* To be done *
For each line below that includes the word "chart", make a copy.

* Supplied data *

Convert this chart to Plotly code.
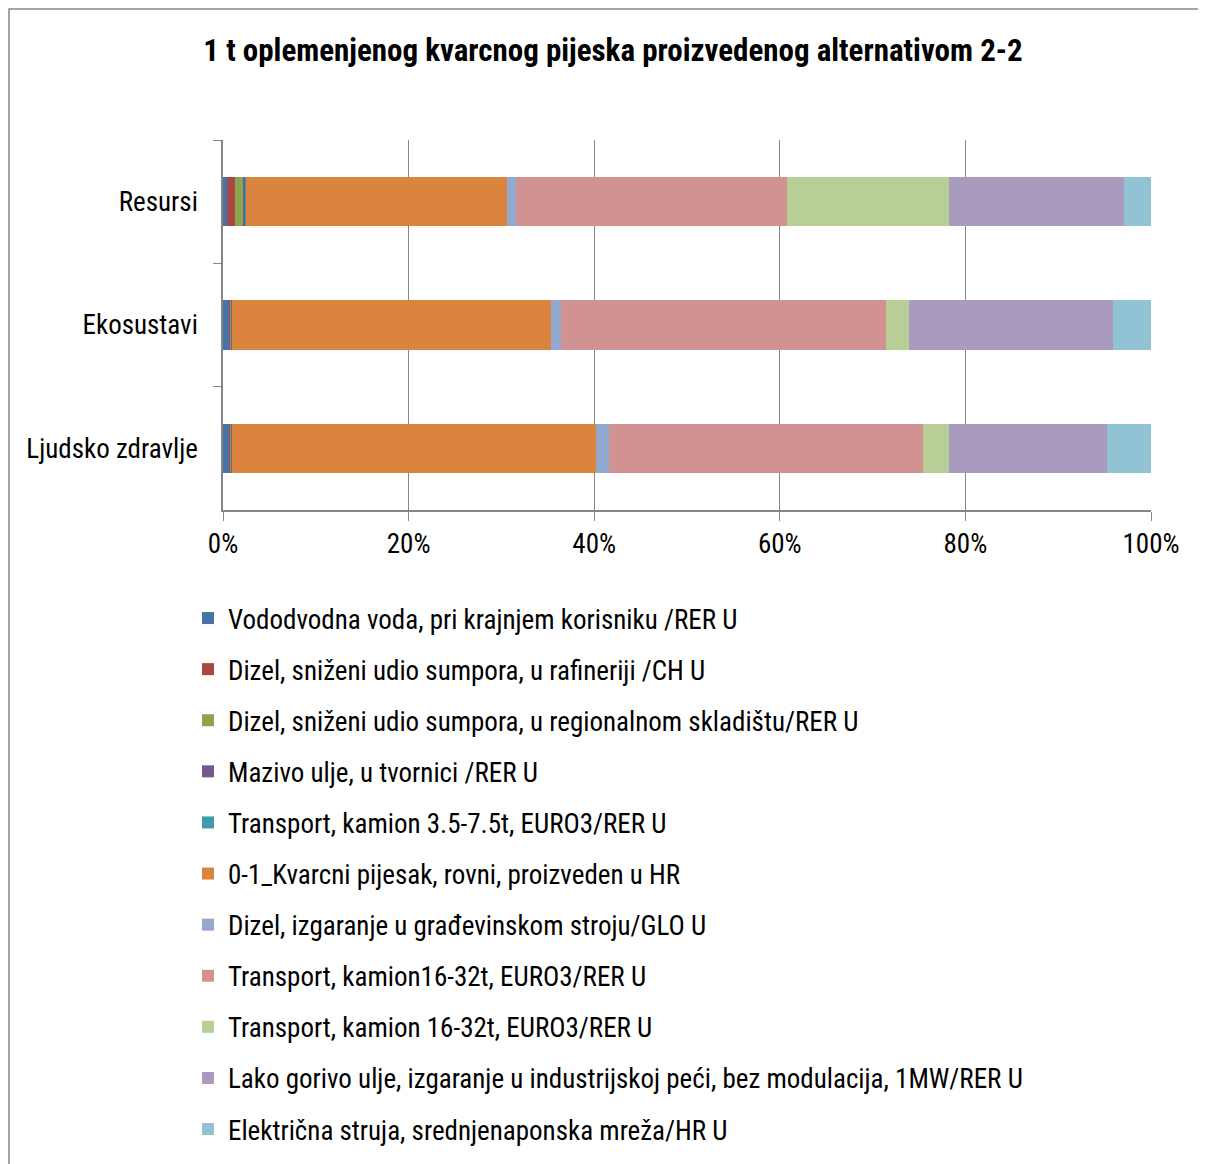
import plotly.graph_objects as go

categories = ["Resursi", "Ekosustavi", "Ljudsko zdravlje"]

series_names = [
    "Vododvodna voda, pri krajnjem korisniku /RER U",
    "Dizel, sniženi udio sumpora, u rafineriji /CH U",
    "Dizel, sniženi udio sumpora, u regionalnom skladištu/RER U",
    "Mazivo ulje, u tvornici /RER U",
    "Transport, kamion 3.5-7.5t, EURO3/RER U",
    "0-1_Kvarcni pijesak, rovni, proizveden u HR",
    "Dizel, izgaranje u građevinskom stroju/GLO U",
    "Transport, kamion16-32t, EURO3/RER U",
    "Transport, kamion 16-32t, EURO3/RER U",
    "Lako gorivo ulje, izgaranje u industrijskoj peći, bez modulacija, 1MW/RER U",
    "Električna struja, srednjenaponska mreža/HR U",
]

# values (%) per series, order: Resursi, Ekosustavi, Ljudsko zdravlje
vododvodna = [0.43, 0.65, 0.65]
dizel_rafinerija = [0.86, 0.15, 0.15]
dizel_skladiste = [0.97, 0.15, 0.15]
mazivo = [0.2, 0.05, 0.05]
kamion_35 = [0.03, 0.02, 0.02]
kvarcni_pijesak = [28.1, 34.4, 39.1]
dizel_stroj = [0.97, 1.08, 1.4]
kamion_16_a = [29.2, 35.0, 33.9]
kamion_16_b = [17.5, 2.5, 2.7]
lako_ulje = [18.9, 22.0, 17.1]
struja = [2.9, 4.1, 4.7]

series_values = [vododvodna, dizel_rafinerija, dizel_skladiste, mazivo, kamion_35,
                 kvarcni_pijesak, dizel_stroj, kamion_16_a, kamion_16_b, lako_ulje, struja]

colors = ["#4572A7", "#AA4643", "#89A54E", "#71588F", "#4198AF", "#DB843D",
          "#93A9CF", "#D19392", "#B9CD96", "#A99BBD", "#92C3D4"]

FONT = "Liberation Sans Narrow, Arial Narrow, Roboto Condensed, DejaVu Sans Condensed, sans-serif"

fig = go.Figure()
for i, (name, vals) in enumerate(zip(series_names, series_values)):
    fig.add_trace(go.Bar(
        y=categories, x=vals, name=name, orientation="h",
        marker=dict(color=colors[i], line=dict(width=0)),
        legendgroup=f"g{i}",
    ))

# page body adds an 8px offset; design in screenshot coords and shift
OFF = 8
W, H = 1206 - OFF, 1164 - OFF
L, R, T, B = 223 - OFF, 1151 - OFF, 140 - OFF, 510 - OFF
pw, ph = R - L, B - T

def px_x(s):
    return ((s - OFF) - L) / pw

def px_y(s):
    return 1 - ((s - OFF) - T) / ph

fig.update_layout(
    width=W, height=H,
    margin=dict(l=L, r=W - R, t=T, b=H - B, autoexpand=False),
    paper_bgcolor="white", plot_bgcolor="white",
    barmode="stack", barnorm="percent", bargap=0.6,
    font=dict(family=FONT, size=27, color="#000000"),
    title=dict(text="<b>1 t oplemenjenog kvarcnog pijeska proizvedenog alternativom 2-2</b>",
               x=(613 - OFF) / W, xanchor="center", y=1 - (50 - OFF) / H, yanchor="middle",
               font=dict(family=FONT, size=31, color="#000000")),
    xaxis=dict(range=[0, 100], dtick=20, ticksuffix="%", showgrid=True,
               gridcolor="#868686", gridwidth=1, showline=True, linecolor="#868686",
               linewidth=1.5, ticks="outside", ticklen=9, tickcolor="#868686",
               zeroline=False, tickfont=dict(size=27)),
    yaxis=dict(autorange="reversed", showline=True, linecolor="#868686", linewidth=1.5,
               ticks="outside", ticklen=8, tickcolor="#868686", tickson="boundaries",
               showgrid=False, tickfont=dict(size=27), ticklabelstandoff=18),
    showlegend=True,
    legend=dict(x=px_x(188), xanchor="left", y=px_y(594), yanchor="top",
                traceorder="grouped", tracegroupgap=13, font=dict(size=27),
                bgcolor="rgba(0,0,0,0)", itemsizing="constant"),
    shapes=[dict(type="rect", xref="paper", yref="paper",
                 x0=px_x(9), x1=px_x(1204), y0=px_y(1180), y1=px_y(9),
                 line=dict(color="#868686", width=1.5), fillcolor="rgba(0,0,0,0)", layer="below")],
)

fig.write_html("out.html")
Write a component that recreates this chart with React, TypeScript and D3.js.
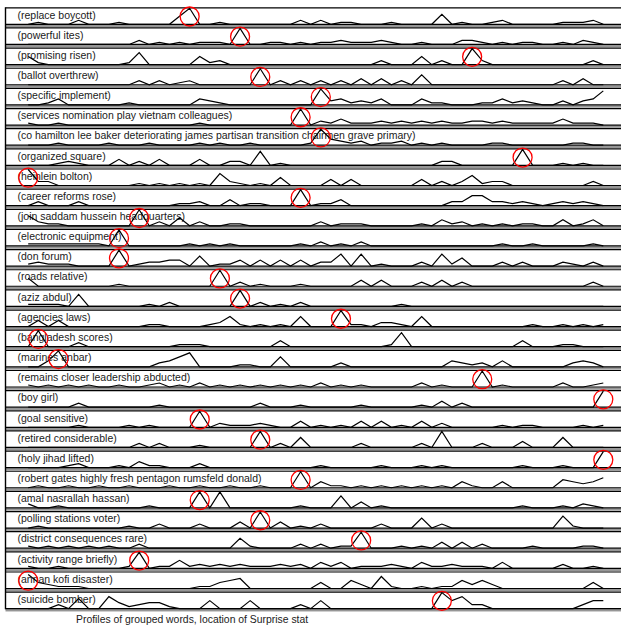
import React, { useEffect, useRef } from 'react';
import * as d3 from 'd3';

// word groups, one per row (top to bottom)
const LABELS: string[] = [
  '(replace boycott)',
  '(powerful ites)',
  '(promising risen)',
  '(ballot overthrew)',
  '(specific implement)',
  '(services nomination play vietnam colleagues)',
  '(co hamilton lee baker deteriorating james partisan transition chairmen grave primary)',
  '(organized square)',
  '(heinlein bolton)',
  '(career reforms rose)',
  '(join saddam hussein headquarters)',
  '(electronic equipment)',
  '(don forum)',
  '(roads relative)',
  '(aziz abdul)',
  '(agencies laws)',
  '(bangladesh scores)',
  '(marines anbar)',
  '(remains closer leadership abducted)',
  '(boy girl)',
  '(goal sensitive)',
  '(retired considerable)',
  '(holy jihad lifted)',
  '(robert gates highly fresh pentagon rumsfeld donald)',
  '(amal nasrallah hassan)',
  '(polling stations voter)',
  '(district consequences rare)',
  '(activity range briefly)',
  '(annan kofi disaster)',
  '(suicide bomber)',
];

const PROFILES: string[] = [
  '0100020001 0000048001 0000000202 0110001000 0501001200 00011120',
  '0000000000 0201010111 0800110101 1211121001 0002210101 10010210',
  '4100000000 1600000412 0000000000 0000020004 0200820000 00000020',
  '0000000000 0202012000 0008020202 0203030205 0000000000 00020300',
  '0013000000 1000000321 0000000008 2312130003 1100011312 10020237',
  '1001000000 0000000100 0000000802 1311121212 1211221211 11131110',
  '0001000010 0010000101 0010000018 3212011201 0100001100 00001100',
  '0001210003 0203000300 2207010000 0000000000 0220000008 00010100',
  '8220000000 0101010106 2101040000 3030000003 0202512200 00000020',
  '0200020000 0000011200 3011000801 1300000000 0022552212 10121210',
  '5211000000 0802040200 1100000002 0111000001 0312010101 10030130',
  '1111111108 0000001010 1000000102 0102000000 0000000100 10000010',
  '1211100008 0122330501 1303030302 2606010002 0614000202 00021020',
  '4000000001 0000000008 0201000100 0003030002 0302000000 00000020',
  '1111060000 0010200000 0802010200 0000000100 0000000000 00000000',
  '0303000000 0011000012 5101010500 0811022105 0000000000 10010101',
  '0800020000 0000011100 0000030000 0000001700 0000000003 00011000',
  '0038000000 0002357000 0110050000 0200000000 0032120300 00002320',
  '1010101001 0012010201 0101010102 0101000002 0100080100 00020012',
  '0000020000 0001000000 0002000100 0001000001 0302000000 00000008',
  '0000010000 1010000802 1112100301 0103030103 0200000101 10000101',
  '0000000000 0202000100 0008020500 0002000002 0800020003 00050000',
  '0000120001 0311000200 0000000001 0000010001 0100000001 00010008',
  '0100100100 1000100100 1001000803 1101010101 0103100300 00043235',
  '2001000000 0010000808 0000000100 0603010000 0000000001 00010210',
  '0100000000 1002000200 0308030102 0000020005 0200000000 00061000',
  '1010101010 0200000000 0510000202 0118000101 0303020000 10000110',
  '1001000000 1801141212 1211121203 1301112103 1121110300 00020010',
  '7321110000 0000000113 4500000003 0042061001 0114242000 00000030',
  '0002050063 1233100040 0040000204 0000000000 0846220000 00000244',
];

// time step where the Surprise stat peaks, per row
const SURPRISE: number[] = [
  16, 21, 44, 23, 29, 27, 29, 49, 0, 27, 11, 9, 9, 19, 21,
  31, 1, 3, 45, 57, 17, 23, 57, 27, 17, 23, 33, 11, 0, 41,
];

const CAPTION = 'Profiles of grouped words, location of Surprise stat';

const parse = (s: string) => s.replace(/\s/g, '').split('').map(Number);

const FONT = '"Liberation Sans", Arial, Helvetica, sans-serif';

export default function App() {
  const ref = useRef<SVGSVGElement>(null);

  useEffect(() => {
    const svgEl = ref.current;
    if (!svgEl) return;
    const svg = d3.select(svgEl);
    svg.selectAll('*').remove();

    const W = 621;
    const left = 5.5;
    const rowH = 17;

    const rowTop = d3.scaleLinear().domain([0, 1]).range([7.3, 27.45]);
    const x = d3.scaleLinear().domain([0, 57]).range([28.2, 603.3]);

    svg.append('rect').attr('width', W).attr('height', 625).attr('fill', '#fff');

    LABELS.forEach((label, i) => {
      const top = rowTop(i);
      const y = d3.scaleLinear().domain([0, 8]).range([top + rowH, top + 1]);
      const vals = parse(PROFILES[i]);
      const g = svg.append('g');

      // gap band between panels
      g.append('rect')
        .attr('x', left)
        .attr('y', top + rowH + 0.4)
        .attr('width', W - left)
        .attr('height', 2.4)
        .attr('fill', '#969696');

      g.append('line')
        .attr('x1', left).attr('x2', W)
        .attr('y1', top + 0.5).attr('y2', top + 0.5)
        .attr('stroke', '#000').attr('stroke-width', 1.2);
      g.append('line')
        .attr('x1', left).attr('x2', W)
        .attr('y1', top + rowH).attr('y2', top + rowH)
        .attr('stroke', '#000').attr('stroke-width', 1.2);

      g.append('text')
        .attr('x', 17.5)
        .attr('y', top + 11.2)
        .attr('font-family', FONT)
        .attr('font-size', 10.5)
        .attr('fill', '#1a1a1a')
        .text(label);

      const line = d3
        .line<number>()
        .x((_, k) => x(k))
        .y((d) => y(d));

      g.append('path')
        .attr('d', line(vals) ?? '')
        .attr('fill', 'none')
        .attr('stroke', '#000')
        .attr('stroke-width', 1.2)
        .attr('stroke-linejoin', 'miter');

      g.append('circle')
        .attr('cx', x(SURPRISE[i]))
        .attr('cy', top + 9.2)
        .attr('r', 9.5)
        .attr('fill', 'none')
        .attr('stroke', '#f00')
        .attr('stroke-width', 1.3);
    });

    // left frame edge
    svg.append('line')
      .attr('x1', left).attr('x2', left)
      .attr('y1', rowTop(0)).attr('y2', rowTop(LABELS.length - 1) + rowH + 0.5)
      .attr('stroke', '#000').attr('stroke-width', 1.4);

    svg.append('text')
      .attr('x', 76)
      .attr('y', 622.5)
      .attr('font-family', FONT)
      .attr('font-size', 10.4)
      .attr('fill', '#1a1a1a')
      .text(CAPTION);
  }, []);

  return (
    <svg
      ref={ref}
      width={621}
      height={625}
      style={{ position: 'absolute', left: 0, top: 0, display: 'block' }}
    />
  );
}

* Task result *
Convert this chart to Plotly code.
Write a component that recreates this chart with React, TypeScript and D3.js.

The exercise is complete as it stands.